Goal: Give the data a second time, exactly and in full.

►

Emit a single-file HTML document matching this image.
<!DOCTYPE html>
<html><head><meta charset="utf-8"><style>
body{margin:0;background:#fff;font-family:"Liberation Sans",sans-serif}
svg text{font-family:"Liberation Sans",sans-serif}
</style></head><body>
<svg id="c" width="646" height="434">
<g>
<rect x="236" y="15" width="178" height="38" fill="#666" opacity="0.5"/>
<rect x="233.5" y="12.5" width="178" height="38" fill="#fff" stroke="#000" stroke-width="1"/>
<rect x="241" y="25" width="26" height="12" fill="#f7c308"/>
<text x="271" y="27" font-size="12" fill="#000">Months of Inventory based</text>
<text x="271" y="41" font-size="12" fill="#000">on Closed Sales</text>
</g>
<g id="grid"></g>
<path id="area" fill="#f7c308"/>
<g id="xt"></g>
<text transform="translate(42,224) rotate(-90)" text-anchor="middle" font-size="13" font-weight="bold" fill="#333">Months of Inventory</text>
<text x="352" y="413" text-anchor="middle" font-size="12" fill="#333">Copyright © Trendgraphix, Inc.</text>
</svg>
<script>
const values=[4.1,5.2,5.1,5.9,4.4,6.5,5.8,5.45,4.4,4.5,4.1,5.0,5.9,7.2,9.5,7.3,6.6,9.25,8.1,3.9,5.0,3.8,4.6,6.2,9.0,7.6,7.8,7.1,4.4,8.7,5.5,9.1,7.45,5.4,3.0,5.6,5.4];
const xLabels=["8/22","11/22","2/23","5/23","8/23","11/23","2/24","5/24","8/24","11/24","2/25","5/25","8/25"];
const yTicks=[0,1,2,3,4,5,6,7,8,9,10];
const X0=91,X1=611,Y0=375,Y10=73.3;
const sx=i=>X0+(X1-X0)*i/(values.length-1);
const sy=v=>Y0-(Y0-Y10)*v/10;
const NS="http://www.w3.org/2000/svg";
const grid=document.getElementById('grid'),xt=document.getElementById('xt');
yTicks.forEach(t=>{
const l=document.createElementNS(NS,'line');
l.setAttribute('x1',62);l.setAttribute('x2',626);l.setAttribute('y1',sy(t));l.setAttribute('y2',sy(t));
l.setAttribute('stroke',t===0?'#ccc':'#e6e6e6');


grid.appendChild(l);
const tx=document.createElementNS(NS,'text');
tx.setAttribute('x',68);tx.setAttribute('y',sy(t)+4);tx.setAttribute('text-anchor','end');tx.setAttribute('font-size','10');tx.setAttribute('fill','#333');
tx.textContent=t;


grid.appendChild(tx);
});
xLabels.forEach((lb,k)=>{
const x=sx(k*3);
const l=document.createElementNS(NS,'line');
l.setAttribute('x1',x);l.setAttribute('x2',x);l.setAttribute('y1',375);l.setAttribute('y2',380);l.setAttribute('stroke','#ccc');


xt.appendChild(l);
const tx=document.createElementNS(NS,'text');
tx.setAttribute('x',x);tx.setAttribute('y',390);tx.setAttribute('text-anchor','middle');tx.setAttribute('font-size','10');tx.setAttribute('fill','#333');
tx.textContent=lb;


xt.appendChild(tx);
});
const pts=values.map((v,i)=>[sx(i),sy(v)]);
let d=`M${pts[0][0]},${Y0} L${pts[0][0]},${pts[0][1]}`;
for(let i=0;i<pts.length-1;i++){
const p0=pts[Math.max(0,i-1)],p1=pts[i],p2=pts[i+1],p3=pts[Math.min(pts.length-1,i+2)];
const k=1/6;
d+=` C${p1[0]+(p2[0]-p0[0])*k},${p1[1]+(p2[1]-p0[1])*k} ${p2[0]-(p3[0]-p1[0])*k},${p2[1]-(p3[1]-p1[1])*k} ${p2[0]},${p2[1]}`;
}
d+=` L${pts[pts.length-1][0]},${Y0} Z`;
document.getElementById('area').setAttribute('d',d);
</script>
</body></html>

◄

Written response:
Emit a single-file HTML document matching this image.
<!DOCTYPE html>
<html><head><meta charset="utf-8"><style>
body{margin:0;background:#fff;font-family:"Liberation Sans",sans-serif}
svg text{font-family:"Liberation Sans",sans-serif}
</style></head><body>
<svg id="c" width="646" height="434">
<g>
<rect x="236" y="15" width="178" height="38" fill="#666" opacity="0.5"/>
<rect x="233.5" y="12.5" width="178" height="38" fill="#fff" stroke="#000" stroke-width="1"/>
<rect x="241" y="25" width="26" height="12" fill="#f7c308"/>
<text x="271" y="27" font-size="12" fill="#000">Months of Inventory based</text>
<text x="271" y="41" font-size="12" fill="#000">on Closed Sales</text>
</g>
<g id="grid"></g>
<path id="area" fill="#f7c308"/>
<g id="xt"></g>
<text transform="translate(42,224) rotate(-90)" text-anchor="middle" font-size="13" font-weight="bold" fill="#333">Months of Inventory</text>
<text x="352" y="413" text-anchor="middle" font-size="12" fill="#333">Copyright © Trendgraphix, Inc.</text>
</svg>
<script>
const values=[4.1,5.2,5.1,5.9,4.4,6.5,5.8,5.45,4.4,4.5,4.1,5.0,5.9,7.2,9.5,7.3,6.6,9.25,8.1,3.9,5.0,3.8,4.6,6.2,9.0,7.6,7.8,7.1,4.4,8.7,5.5,9.1,7.45,5.4,3.0,5.6,5.4];
const xLabels=["8/22","11/22","2/23","5/23","8/23","11/23","2/24","5/24","8/24","11/24","2/25","5/25","8/25"];
const yTicks=[0,1,2,3,4,5,6,7,8,9,10];
const X0=91,X1=611,Y0=375,Y10=73.3;
const sx=i=>X0+(X1-X0)*i/(values.length-1);
const sy=v=>Y0-(Y0-Y10)*v/10;
const NS="http://www.w3.org/2000/svg";
const grid=document.getElementById('grid'),xt=document.getElementById('xt');
yTicks.forEach(t=>{
const l=document.createElementNS(NS,'line');
l.setAttribute('x1',62);l.setAttribute('x2',626);l.setAttribute('y1',sy(t));l.setAttribute('y2',sy(t));
l.setAttribute('stroke',t===0?'#ccc':'#e6e6e6');


grid.appendChild(l);
const tx=document.createElementNS(NS,'text');
tx.setAttribute('x',68);tx.setAttribute('y',sy(t)+4);tx.setAttribute('text-anchor','end');tx.setAttribute('font-size','10');tx.setAttribute('fill','#333');
tx.textContent=t;


grid.appendChild(tx);
});
xLabels.forEach((lb,k)=>{
const x=sx(k*3);
const l=document.createElementNS(NS,'line');
l.setAttribute('x1',x);l.setAttribute('x2',x);l.setAttribute('y1',375);l.setAttribute('y2',380);l.setAttribute('stroke','#ccc');


xt.appendChild(l);
const tx=document.createElementNS(NS,'text');
tx.setAttribute('x',x);tx.setAttribute('y',390);tx.setAttribute('text-anchor','middle');tx.setAttribute('font-size','10');tx.setAttribute('fill','#333');
tx.textContent=lb;


xt.appendChild(tx);
});
const pts=values.map((v,i)=>[sx(i),sy(v)]);
let d=`M${pts[0][0]},${Y0} L${pts[0][0]},${pts[0][1]}`;
for(let i=0;i<pts.length-1;i++){
const p0=pts[Math.max(0,i-1)],p1=pts[i],p2=pts[i+1],p3=pts[Math.min(pts.length-1,i+2)];
const k=1/6;
d+=` C${p1[0]+(p2[0]-p0[0])*k},${p1[1]+(p2[1]-p0[1])*k} ${p2[0]-(p3[0]-p1[0])*k},${p2[1]-(p3[1]-p1[1])*k} ${p2[0]},${p2[1]}`;
}
d+=` L${pts[pts.length-1][0]},${Y0} Z`;
document.getElementById('area').setAttribute('d',d);
</script>
</body></html>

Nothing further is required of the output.